The implementation of truncated backprop is simple, and since there is no complicated trick on it, we can generalize this method to different situations. For example, we can easily extend the above code to use different schedules between backprop timing and truncation length.

Network Evaluation without Storing the Computation History

On evaluation of recurrent nets, there is typically no need to store the computation history. While unchaining enables us to walk through unlimited length of sequences with limited memory, it is a bit of a work-around.

As an alternative, Chainer provides an evaluation mode of forward computation which does not store the computation history. This is enabled by just passing volatile flag to all input variables. Such variables are called volatile variables.

Warning

It is not allowed to mix volatile and non-volatile variables as arguments to same function.

Remember that our forward function accepts volatile argument. So we can enable volatile forward computation by just passing volatile=True to this function:

loss = forward(x_list, volatile=True)

Volatile variables are also useful to evaluate feed-forward networks.

Variable’s volatility can be changed directly by setting the Variable.volatile attribute. This enables us to combine a fixed feature extractor network and a trainable predictor network.

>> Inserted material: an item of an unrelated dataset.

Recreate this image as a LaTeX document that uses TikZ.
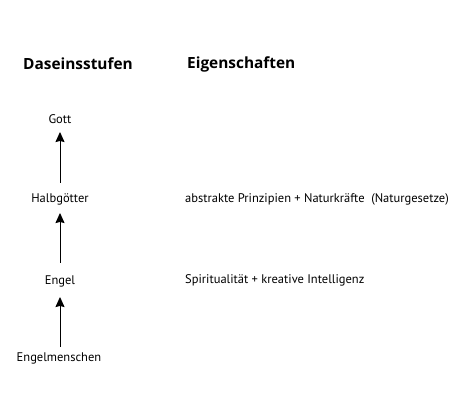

For example, suppose that we want to train a feed-forward network predictor_func, which is located on top of another fixed pretrained network fixed_func. We want to train predictor_func without storing the computation history for fixed_func. This is simply done by following code snippets (suppose x_data and y_data indicate input data and label, respectively):

x = Variable(x_data, volatile=True)
feat = fixed_func(x)
feat.volatile = False
y = predictor_func(feat)
y.backward()

At first, the input variable x is volatile, so fixed_func is executed in volatile mode, i.e. without memorizing the computation history. Then the intermediate variable feat is manually set to non-volatile, so predictor_func is executed in non-volatile mode, i.e., with memorizing the history of computation. Since the history of computation is only memorized between variables feat and y, the backward computation stops at the feat variable.


In this section we have demonstrated how to write recurrent nets in Chainer and some fundamental techniques to manage the history of computation (a.k.a. computational graph). The example in the examples/ptb directory implements truncated backprop learning of a LSTM language model from the Penn Treebank corpus. In the next section, we will review how to use GPU(s) in Chainer.